Dès lors, attribuer un caractère pénal à l’art. 7 al. 5 LAO n’est pas compatible avec la jurisprudence. Par ailleurs, les travaux préparatoires ne démontrent pas que le législateur ait voulu s’écarter de la jurisprudence établie. Contrairement à ce qu’a retenu la Cour cantonale, le législateur n’a pas voulu, dans le cas où le conducteur fautif ne peut pas être identifié, imputer la responsabilité pénale du conducteur au détenteur formel du véhicule.

Partant, il convient d’attribuer le caractère d’une responsabilité subsidiaire de nature administrative à l’art. 7 al. 5 LAO. En effet, bien que figurant dans un acte législatif au caractère pénal, la disposition relève d’une logique administrative. Le Tribunal fédéral effectue à cet égard un parallèle avec les dispositions de droit administratif prévoyant une responsabilité subsidiaire, par exemple dans le domaine du droit de l’impôt immobilier, où plusieurs dispositions cantonales prévoient une responsabilité subsidiaire de l’acquéreur d’un immeuble lorsque l’aliénateur contribuable ne paie pas l’impôt dû. L’art. 7 al. 5 LAO est plutôt l’expression de l’obligation du devoir de renseigner sur l’identité du conducteur, obligation découlant de l’acceptation de la législation sur la circulation routière. Le non-respect de cette obligation entraîne donc une créance relevant du droit administratif à l’encontre du détenteur.

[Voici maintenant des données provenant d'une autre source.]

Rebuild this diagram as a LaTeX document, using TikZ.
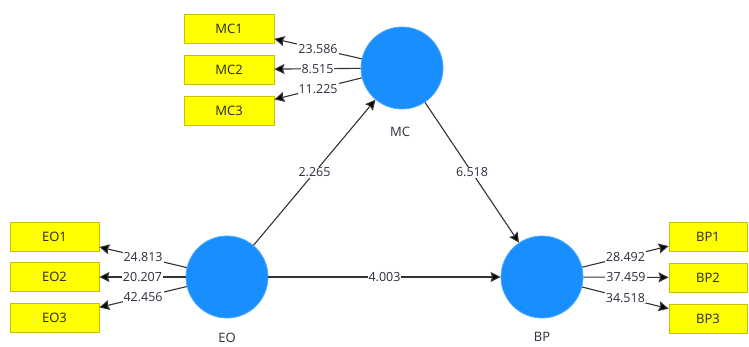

Le Tribunal fédéral conclut que la Cour cantonale a violé le droit fédéral. L’art. 7 al. 5 LAO permet uniquement de condamner le détenteur du véhicule au paiement de l’amende, mais ne permet pas de le condamner pénalement pour une infraction qu’il n’a matériellement pas commise. Cette disposition permet uniquement, après avoir constaté qu’une violation simple des règles de la circulation a été commise et qu’elle n’a pas pu être attribuée personnellement à aucun conducteur, de condamner le détenteur au paiement de l’amende due pour l’excès de vitesse en question.

Partant, le Tribunal fédéral admet le recours du détenteur du véhicule.